How to make rice and fettuccini stuffed pumpkin according to Florian Haber:
Get a smallish pumpkin and cut a star-shaped a hole in the top, but save the top as you’ll want to bake the pumpkin with the top on. Hollow the pumpkin, removing all seeds and fibers.
Combine an equal amount (enough to almost fill the pumpkin) of cooked rice and cooked fettuccini (halve fettuccini strips). To boost flavor, add some cooked diced vegetables, such as cauliflower, red bell pepper, carrots and corn. Stir gently to combine ingredients. Put half of the mixture in the pumpkin.
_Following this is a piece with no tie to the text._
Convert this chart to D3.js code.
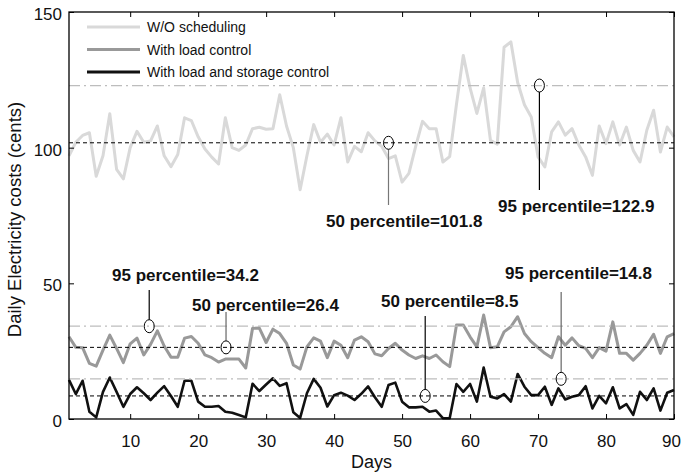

Pour a generous amount of coconut cream and dairy cream over mixture in pumpkin and stir gently to distribute the liquid. Add the remaining mixture to pumpkin and again pour in equal amounts of cream and coconut cream; stir gently. (The pumpkin should be filled to the top and ingredients should be quite moist but not soggy.)
Put the lid back on the pumpkin. Wrap the entire pumpkin in foil. Set pumpkin on a baking sheet and bake in a preheated 325°F until the pumpkin shell is soft and the rice/fettuccini mixture hot, 2 to 3 hours.
Yield depends on size of pumpkin, but plan on people having seconds and thirds—this dish is that good.